Building a Maintenance Routine
Implementing a set maintenance schedule keeps your equipment ready for action.
| Frequency | Inspection Tasks |
| Quarterly | Visual inspection of mask body, face seal, lenses, straps, and fit test verification. |
| Annually | Check and log filter expiration dates, rotate old filters, and perform full mask cleaning. |
| After Exposure | Full decontamination protocol, discard old filters, and full inspection of all components. |
Actionable Steps
Keep your gear fully operational with these simple habits.
- Audit every filter you own to verify the expiration date and seal integrity.
- Discard any filter with a compromised seal, missing certification, or unknown storage history.
- Inspect your mask body for rubber degradation, lens condition, and strap integrity quarterly.
- Store all masks and sealed filters in a cool, dry, and dark location away from direct sunlight.

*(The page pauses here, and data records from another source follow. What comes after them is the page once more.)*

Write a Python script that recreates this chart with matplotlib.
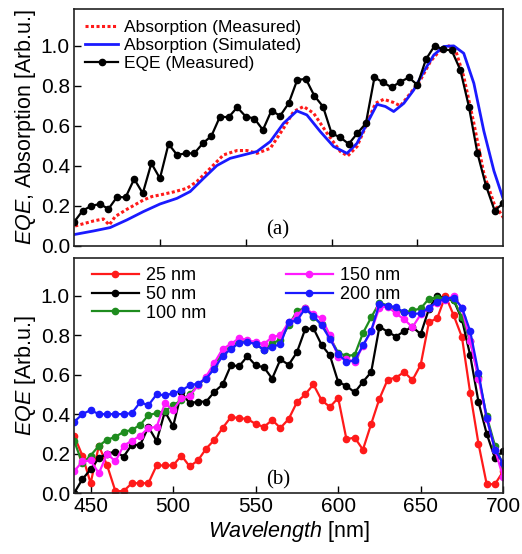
import numpy as np
import matplotlib
matplotlib.use("Agg")
import matplotlib.pyplot as plt

plt.rcParams['font.family'] = ['Liberation Sans', 'DejaVu Sans']
plt.rcParams['mathtext.fontset'] = 'custom'
plt.rcParams['mathtext.it'] = 'Liberation Sans:italic'
plt.rcParams['mathtext.rm'] = 'Liberation Sans'

# ---- panel (a): absorption vs EQE ----
wl_eqe = np.arange(450, 701, 5)
eqe_measured = [0.12, 0.177, 0.20, 0.21, 0.185, 0.245, 0.243, 0.335, 0.263, 0.413,
                0.338, 0.51, 0.455, 0.463, 0.463, 0.513, 0.55, 0.647, 0.643, 0.693,
                0.647, 0.637, 0.58, 0.677, 0.65, 0.713, 0.83, 0.835, 0.75, 0.697,
                0.563, 0.543, 0.51, 0.563, 0.613, 0.843, 0.817, 0.793, 0.82, 0.842,
                0.805, 0.933, 1.0, 0.983, 0.977, 0.88, 0.697, 0.463, 0.30, 0.177, 0.213]

wl_abs_meas = [450.6, 461.3, 467, 470.5, 473.9, 480.7, 490.4, 495.3, 500, 507.9,
               515.7, 521.5, 529.3, 537, 544.9, 550.7, 556.5, 564.3, 572, 577.9,
               583.7, 589.6, 597.4, 605.1, 609.4, 614.8, 620.7, 625.5, 630.4, 636.2,
               640.1, 645.9, 651.8, 657.6, 663.4, 668.3, 672.2, 677, 682.9, 688.7,
               694.6, 700.4]
abs_measured = [0.10, 0.125, 0.135, 0.105, 0.147, 0.183, 0.23, 0.247, 0.255, 0.27,
                0.288, 0.322, 0.388, 0.455, 0.477, 0.477, 0.463, 0.488, 0.588, 0.672,
                0.697, 0.663, 0.563, 0.472, 0.45, 0.497, 0.613, 0.713, 0.733, 0.717,
                0.70, 0.763, 0.83, 0.922, 0.98, 1.0, 0.98, 0.847, 0.613, 0.363,
                0.213, 0.138]

wl_abs_sim = [450.6, 461.3, 471, 480.7, 490.4, 500.1, 509.9, 517.6, 525.4, 533.2,
              540.9, 548.7, 556.5, 564.3, 572, 579.8, 585.6, 593.4, 601.2, 609,
              614.8, 620.7, 626.5, 631.4, 636.2, 642.1, 647.9, 653.7, 659.6, 665.4,
              671.2, 677, 682.9, 688.7, 694.6, 700.4]
abs_simulated = [0.058, 0.075, 0.092, 0.13, 0.172, 0.21, 0.238, 0.272, 0.338, 0.402,
                 0.438, 0.455, 0.472, 0.522, 0.613, 0.675, 0.655, 0.572, 0.497, 0.463,
                 0.513, 0.613, 0.708, 0.697, 0.672, 0.713, 0.78, 0.872, 0.955, 0.997,
                 1.0, 0.963, 0.813, 0.575, 0.375, 0.225]

# ---- panel (b): EQE for different thicknesses ----
wl_b = np.arange(440, 701, 5)
eqe_25 = [0.29, 0.19, 0.05, 0.24, 0.14, 0.01, 0.01, 0.05, 0.05, 0.05,
          0.14, 0.14, 0.14, 0.19, 0.135, 0.165, 0.225, 0.27, 0.33, 0.385,
          0.38, 0.375, 0.35, 0.335, 0.37, 0.33, 0.375, 0.46, 0.50, 0.55,
          0.47, 0.436, 0.482, 0.273, 0.281, 0.22, 0.35, 0.478, 0.575, 0.585,
          0.613, 0.572, 0.65, 0.866, 0.885, 1.0, 0.90, 0.79, 0.507, 0.251,
          0.045, 0.045, 0.11]
eqe_50 = [0.0, 0.07] + eqe_measured
eqe_100 = [0.265, 0.15, 0.19, 0.24, 0.27, 0.285, 0.31, 0.32, 0.345, 0.395,
           0.405, 0.415, 0.445, 0.47, 0.50, 0.545, 0.585, 0.65, 0.71, 0.745,
           0.765, 0.77, 0.755, 0.725, 0.76, 0.775, 0.85, 0.92, 0.94, 0.89,
           0.855, 0.79, 0.71, 0.695, 0.70, 0.81, 0.89, 0.965, 0.95, 0.925,
           0.915, 0.925, 0.935, 0.985, 0.99, 0.985, 0.98, 0.89, 0.77, 0.59,
           0.39, 0.24, 0.14]
eqe_150 = [0.11, 0.16, 0.165, 0.10, 0.20, 0.16, 0.24, 0.265, 0.29, 0.33,
           0.335, 0.455, 0.42, 0.48, 0.49, 0.545, 0.59, 0.66, 0.73, 0.755,
           0.785, 0.775, 0.765, 0.755, 0.79, 0.80, 0.865, 0.90, 0.94, 0.905,
           0.885, 0.80, 0.69, 0.68, 0.665, 0.745, 0.82, 0.94, 0.945, 0.91,
           0.88, 0.84, 0.905, 0.935, 0.965, 0.98, 1.0, 0.935, 0.77, 0.58,
           0.375, 0.22, 0.08]
eqe_200 = [0.36, 0.40, 0.42, 0.40, 0.40, 0.40, 0.40, 0.405, 0.46, 0.445,
           0.50, 0.495, 0.505, 0.52, 0.545, 0.555, 0.58, 0.63, 0.695, 0.73,
           0.76, 0.765, 0.755, 0.725, 0.74, 0.755, 0.865, 0.875, 0.933, 0.899,
           0.849, 0.781, 0.706, 0.664, 0.672, 0.748, 0.823, 0.958, 0.95, 0.941,
           0.916, 0.908, 0.91, 0.94, 0.97, 0.985, 0.99, 0.94, 0.82, 0.61,
           0.38, 0.22, 0.15]

thick_labels = ['25 nm', '50 nm', '100 nm', '150 nm', '200 nm']
thick_colors = ['#ff1a1a', '#000000', '#1e8c1e', '#ff1aff', '#1a1aff']

fig = plt.figure(figsize=(5.22, 5.54), dpi=100)
ax1 = fig.add_axes([0.142, 0.556, 0.822, 0.428])
ax2 = fig.add_axes([0.142, 0.110, 0.822, 0.424])

ax1.plot(wl_abs_meas, abs_measured, color='#ff1a1a', ls=(0, (1, 0.8)), lw=2.2,
         label='Absorption (Measured)')
ax1.plot(wl_abs_sim, abs_simulated, color='#1a1aff', lw=2,
         label='Absorption (Simulated)')
ax1.plot(wl_eqe, eqe_measured, color='black', lw=1.6, marker='o', ms=4.5,
         label='EQE (Measured)')
ax1.set_xlim(450, 700)
ax1.set_ylim(0, 1.185)
ax1.set_xticks([500, 550, 600, 650])
ax1.set_xticklabels([])
ax1.set_ylabel(r'$\mathit{EQE}$, Absorption [Arb.u.]', fontsize=15.5, labelpad=2)
ax1.text(0.475, 0.07, '(a)', transform=ax1.transAxes, ha='center', va='center',
         fontsize=15, family='Liberation Serif')
ax1.legend(loc='upper left', bbox_to_anchor=(0.0, 1.0), frameon=False,
           fontsize=12.5, handlelength=1.9, handletextpad=0.3, labelspacing=0.15,
           borderaxespad=0.25)

series_b = [eqe_25, eqe_50, eqe_100, eqe_150, eqe_200]
for vals, lab, col in zip(series_b, thick_labels, thick_colors):
    ax2.plot(wl_b, vals, color=col, lw=1.6, marker='o', ms=4.5, label=lab)
ax2.set_xlim(440, 700)
ax2.set_ylim(0, 1.19)
ax2.set_xticks([450, 500, 550, 600, 650, 700])
ax2.set_xlabel(r'$\mathit{Wavelength}$ [nm]', fontsize=15.5, labelpad=2)
ax2.set_ylabel(r'$\mathit{EQE}$ [Arb.u.]', fontsize=15.5, labelpad=2)
ax2.text(0.475, 0.055, '(b)', transform=ax2.transAxes, ha='center', va='center',
         fontsize=15, family='Liberation Serif')
ax2.legend(loc='upper left', bbox_to_anchor=(0.02, 1.0), ncol=2, frameon=False,
           fontsize=13, handlelength=2.6, handletextpad=0.4, labelspacing=0.1,
           columnspacing=4.4, borderaxespad=0.1)

for ax in (ax1, ax2):
    ax.set_yticks([0, 0.2, 0.4, 0.6, 0.8, 1.0])
    ax.set_yticklabels(['0.0', '0.2', '0.4', '0.6', '0.8', '1.0'])
    ax.tick_params(direction='in', length=5, width=1, labelsize=15, pad=3)
    for sp in ax.spines.values():
        sp.set_linewidth(1.2)
        sp.set_color('#222222')

fig.savefig('out.png', dpi=100)
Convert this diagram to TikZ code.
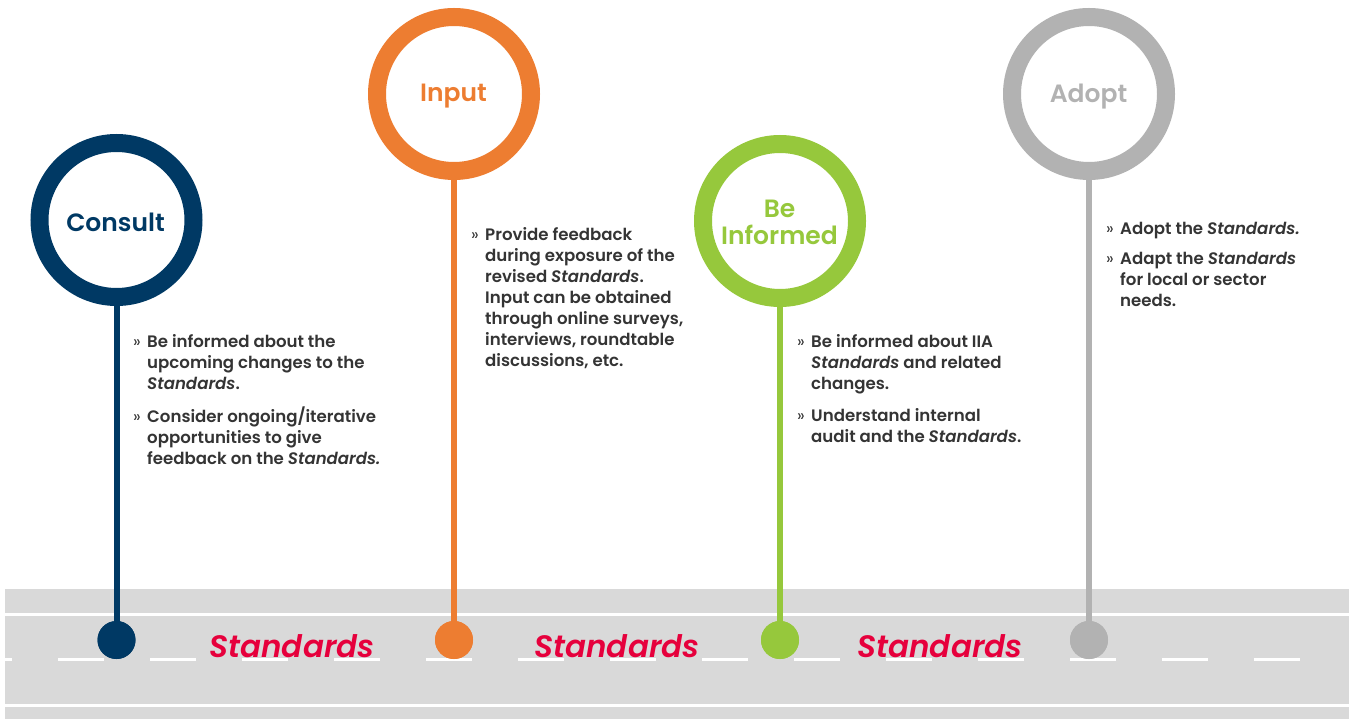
\documentclass[tikz,border=0pt]{standalone}
\usepackage{fontspec}
\setmainfont{Poppins}[BoldFont={Poppins SemiBold}, BoldItalicFont={Poppins SemiBold Italic}]
\definecolor{navy}{RGB}{0,57,100}
\definecolor{orng}{RGB}{237,125,49}
\definecolor{grn}{RGB}{150,200,60}
\definecolor{gry}{RGB}{178,178,178}
\definecolor{stdred}{RGB}{230,0,60}
\definecolor{txt}{RGB}{52,52,52}
\definecolor{road}{RGB}{217,217,217}
\newcommand{\bitem}[1]{\makebox[14pt][l]{\mdseries\raisebox{0.5pt}{»}}\begin{tabular}[t]{@{}l@{}}#1\end{tabular}}
\tikzset{
  ring/.style={circle, draw=#1, line width=18pt, minimum size=154pt, inner sep=0pt, fill=white},
  title/.style={text=#1, font=\fontsize{25}{28}\selectfont\bfseries, align=center, inner sep=0pt},
  dot/.style={circle, fill=#1, minimum size=38pt, inner sep=0pt},
  stem/.style={line width=6pt, draw=#1},
  body/.style={anchor=north west, inner sep=0pt, align=left, text=txt, font=\fontsize{16.6}{21}\selectfont\bfseries},
  stdlabel/.style={text=stdred, font=\fontsize{31}{32}\selectfont\bfseries\itshape, inner sep=0pt},
}
\begin{document}
\begin{tikzpicture}[x=1pt,y=-1pt]
\useasboundingbox (0,0) rectangle (1349,719);
% road
\fill[road] (5,589) rectangle (1349,719);
\draw[white, line width=3pt] (5,614) -- (1349,614);
\draw[white, line width=3pt] (5,705) -- (1349,705);
\draw[white, line width=3pt] (5,659) -- (12,659);
\foreach \k in {0,...,13} {
  \draw[white, line width=3pt] ({58+92*\k},659) -- ({104+92*\k},659);
}
% rings
\node[ring=navy] (c1) at (116.5,220) {};
\node[ring=orng] (c2) at (454,94) {};
\node[ring=grn]  (c3) at (780,221) {};
\node[ring=gry]  (c4) at (1089,94) {};
% dots
\node[dot=navy] (d1) at (116.5,640) {};
\node[dot=orng] (d2) at (454,640) {};
\node[dot=grn]  (d3) at (780,640) {};
\node[dot=gry]  (d4) at (1089,640) {};
% stems
\draw[stem=navy] (c1.south) -- (d1.center);
\draw[stem=orng] (c2.south) -- (d2.center);
\draw[stem=grn]  (c3.south) -- (d3.center);
\draw[stem=gry]  (c4.south) -- (d4.center);
% dots on top of stems
\fill[navy] (d1) circle (19pt);
\fill[orng] (d2) circle (19pt);
\fill[grn] (d3) circle (19pt);
\fill[gry] (d4) circle (19pt);
% titles
\node[title=navy] (l1) at (115.5,222) {Consult};
\node[title=orng] (l2) at (453.5,96.5) {Input};
\node[title=grn]  (l3) at (779.5,222.5) {Be\\[-1pt]Informed};
\node[title=gry]  (l4) at (1088.5,96.5) {Adopt};
% Standards labels
\node[stdlabel] (s1) at (292,646) {Standards};
\node[stdlabel] (s2) at (617,646) {Standards};
\node[stdlabel] (s3) at (940,646) {Standards};
% body texts
\node[body] (t1) at (133,333) {%
\bitem{Be informed about the\\upcoming changes to the\\\textit{Standards}.}\\[10pt]
\bitem{Consider ongoing/iterative\\opportunities to give\\feedback on the \textit{Standards.}}};
\node[body] (t2) at (471,226) {%
\bitem{Provide feedback\\during exposure of the\\revised \textit{Standards}.\\Input can be obtained\\through online surveys,\\interviews, roundtable\\discussions, etc.}};
\node[body] (t3) at (797,333) {%
\bitem{Be informed about IIA\\\textit{Standards} and related\\changes.}\\[10pt]
\bitem{Understand internal\\audit and the \textit{Standards}.}};
\node[body] (t4) at (1106,220) {%
\bitem{Adopt the \textit{Standards.}}\\[9pt]
\bitem{Adapt the \textit{Standards}\\for local or sector\\needs.}};
\end{tikzpicture}
\end{document}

| Pro Tip: Maximize your filter’s lifespan by storing it in its original factory vacuum seal in a cool, dark, and dry environment. The moment a filter is exposed to ambient air, its activated carbon begins degrading. |
Putting It All Together
Professional agencies never issue protective equipment and consider the job completely done. They train personnel on threat identification, verify fit before operational deployment, and inspect equipment on a strictly defined schedule.
The gear and the operational knowledge work as a seamless unified system to preserve human life.
Civilian preparedness functions the same way when executed properly. The three principles outlined here dictate the difference between equipment that protects and equipment that provides a false sense of security.
They are learnable, actionable, and entirely within your control to implement right now.
Start today with a single concrete step by retrieving your current mask and filter to perform the two-minute fit test. Verify that your filter is actually certified for your most likely hazard scenario before an emergency strikes.
What separates effective preparedness from acquiring an expensive shelf decoration is understanding how to evaluate, fit, and maintain that equipment correctly.